Déjenme demostrar esto trayendo a colación la forma en la que Hawking trata el tema que he mencionado—a saber, por qué hay un universo en primer lugar. Hawking opina que la física teórica puede responder confiadamente a esta pregunta, de tal manera que la existencia de Dios resulta ser superflua. Así como, a un nivel cuántico, las partículas más elementales saltan a la existencia y salen de ella ordinariamente sin causa aparente, de la misma manera la singularidad que produjo el Big Bang simplemente empezó a existir de la nada, sin una causa y sin una explicación. El resultado, concluye Hawking, es que “el universo es el almuerzo gratis último”. El primer error—y miríadas de seguidores de Hawking lo repiten—es el de equivocar el significado de la palabra “nada”. En su sentido estrictamente filosófico (y religioso también), “nada” designa el absoluto no ser; pero lo que Hawking y sus seguidores entienden por el término es en realidad un fecundo campo de energía del cual ciertas realidades vienen y al cual vuelven. En el momento en que uno habla de “venir de” o “volver a”, ¡ya no se está hablando de nada! A decir verdad, me reí con ganas al llegar a esta parte del análisis de Hawking, que prácticamente nos regala el partido: “Creo que el universo fue creado espontáneamente de la nada, de acuerdo con las leyes de la ciencia”. Bien, no importa lo que se entienda por “las leyes de la ciencia”, ¡no se puede decir que no sean nada! De hecho, cuando un estudioso de física cuántica habla de partículas saltando al ser espontáneamente, invoca constantemente constantes cuánticas y dinámicas, de acuerdo con las cuales se dan dichas emergencias.

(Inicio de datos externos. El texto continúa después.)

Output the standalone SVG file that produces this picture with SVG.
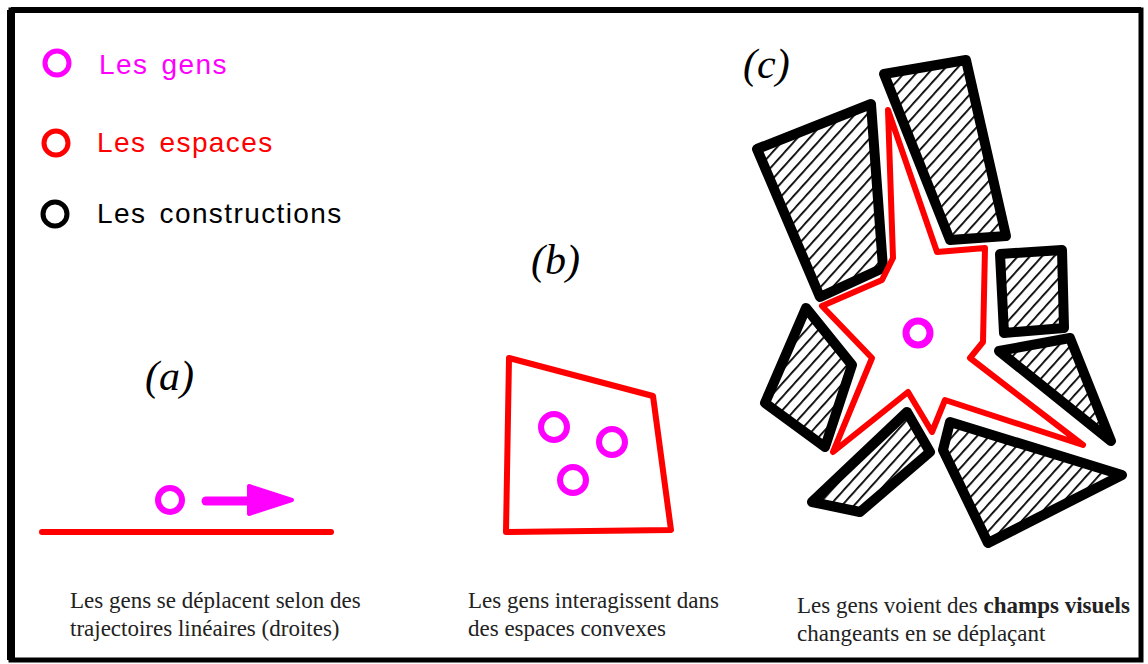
<svg xmlns="http://www.w3.org/2000/svg" width="1148" height="664" viewBox="0 0 1148 664">
<defs>
<pattern id="hatch" patternUnits="userSpaceOnUse" width="9" height="9" patternTransform="rotate(42)">
<line x1="0" y1="0" x2="0" y2="9" stroke="#000" stroke-width="3.6"/>
</pattern>
</defs>
<style>
.leg{font-family:"Liberation Sans",Arial,sans-serif;font-size:28px;letter-spacing:1.4px;word-spacing:4px}
.lab{font-family:"Liberation Serif","Times New Roman",serif;font-style:italic;font-size:42px;fill:#000}
.cap{font-family:"Liberation Serif","Times New Roman",serif;font-size:23px;fill:#222}
.bld{fill:url(#hatch);stroke:#000;stroke-width:10;stroke-linejoin:round}
.sp{fill:none;stroke:#ff0000;stroke-width:6;stroke-linejoin:round}
.pp{fill:none;stroke:#ff00ff;stroke-width:6}
</style>
<rect x="0" y="0" width="1148" height="664" fill="#fff"/>
<g id="frame">
<path d="M11,660 L11,10 L1141,10 L1141,660 Z" fill="none" stroke="#000" stroke-width="5"/>
<line x1="11" y1="10" x2="11" y2="660" stroke="#000" stroke-width="8"/>
<line x1="11" y1="10" x2="1141" y2="10" stroke="#000" stroke-width="6"/>
</g>
<g id="legend">
<circle cx="57" cy="63" r="12" fill="none" stroke="#ff00ff" stroke-width="5"/>
<text x="99" y="74" class="leg" fill="#ff00ff">Les gens</text>
<circle cx="56" cy="143" r="12" fill="none" stroke="#ff0000" stroke-width="5"/>
<text x="97" y="152" class="leg" fill="#ff0000">Les espaces</text>
<circle cx="55" cy="214" r="12" fill="none" stroke="#000" stroke-width="5"/>
<text x="97" y="223" class="leg" fill="#000">Les constructions</text>
</g>
<g id="panel-a">
<text x="145" y="390" class="lab">(a)</text>
<line x1="42" y1="532" x2="331" y2="532" stroke="#ff0000" stroke-width="6" stroke-linecap="round"/>
<circle cx="170" cy="500" r="12" class="pp"/>
<line x1="206" y1="501" x2="252" y2="501" stroke="#ff00ff" stroke-width="9" stroke-linecap="round"/>
<polygon points="249,486 292,500 249,514" fill="#ff00ff" stroke="#ff00ff" stroke-width="4" stroke-linejoin="round"/>
<text x="70" y="608" class="cap">Les gens se déplacent selon des</text>
<text x="70" y="636" class="cap">trajectoires linéaires (droites)</text>
</g>
<g id="panel-b">
<text x="531" y="274" class="lab">(b)</text>
<polygon points="509,358 653,396 671,530 506,532" class="sp"/>
<circle cx="554" cy="427" r="13" class="pp"/>
<circle cx="612" cy="442" r="13" class="pp"/>
<circle cx="573" cy="480" r="13" class="pp"/>
<text x="468" y="608" class="cap">Les gens interagissent dans</text>
<text x="468" y="636" class="cap">des espaces convexes</text>
</g>
<g id="panel-c">
<text x="743" y="78" class="lab">(c)</text>
<polygon class="bld" points="757,149 871,104 883,268 820,297"/>
<polygon class="bld" points="884,74 966,60 1006,236 950,240"/>
<polygon class="bld" points="1000,254 1062,250 1064,328 1004,333"/>
<polygon class="bld" points="999,351 1070,338 1111,441"/>
<polygon class="bld" points="806,308 852,365 825,447 765,403"/>
<polygon class="bld" points="907,412 930,452 860,512 812,502"/>
<polygon class="bld" points="950,422 1122,475 988,543 943,450"/>
<polygon class="sp" points="888,110 937,252 985,248 983,342 970,358 1083,445 945,400 932,432 908,392 833,452 872,358 822,306 882,280 893,258"/>
<circle cx="918" cy="333" r="12" fill="none" stroke="#ff00ff" stroke-width="7"/>
<text x="797" y="613" class="cap">Les gens voient des <tspan font-weight="bold">champs visuels</tspan></text>
<text x="797" y="641" class="cap">changeants en se déplaçant</text>
</g>
</svg>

De nuevo, di lo que quieras sobre estas leyes, pero no son, en absoluto, no ser. Y, por tanto, seguimos obligados a preguntarnos, ¿por qué todas estas realidades contingentes—materia, energía, el Big Bang, las leyes de la ciencia—existen en primer lugar? La respuesta clásica de la filosofía es que no podemos explicarlas satisfactoriamente haciendo referencia a una serie infinita de contingencias. Por tanto, una realidad final que no es contingente, en la que se basa y actualiza todo el universo finito, debe existir. Y esta causa no causada, esta realidad cuya naturaleza es ser, es a lo que las personas religiosas serias llaman Dios. Ninguna de las especulaciones de Hawking—y menos aún sus reflexiones acerca de sus supuesta “nada” de la que el universo surge—refutan esta convicción.
A modo de conclusión, debo decir que en realidad me gustó el último libro de Stephen Hawking. Cuando habla de aquello que está en los confines de su especialidad, es legible, divertido, informativo y creativo. Pero debo advertir a los lectores que no le den mucho crédito cuando habla de las cosas de Dios.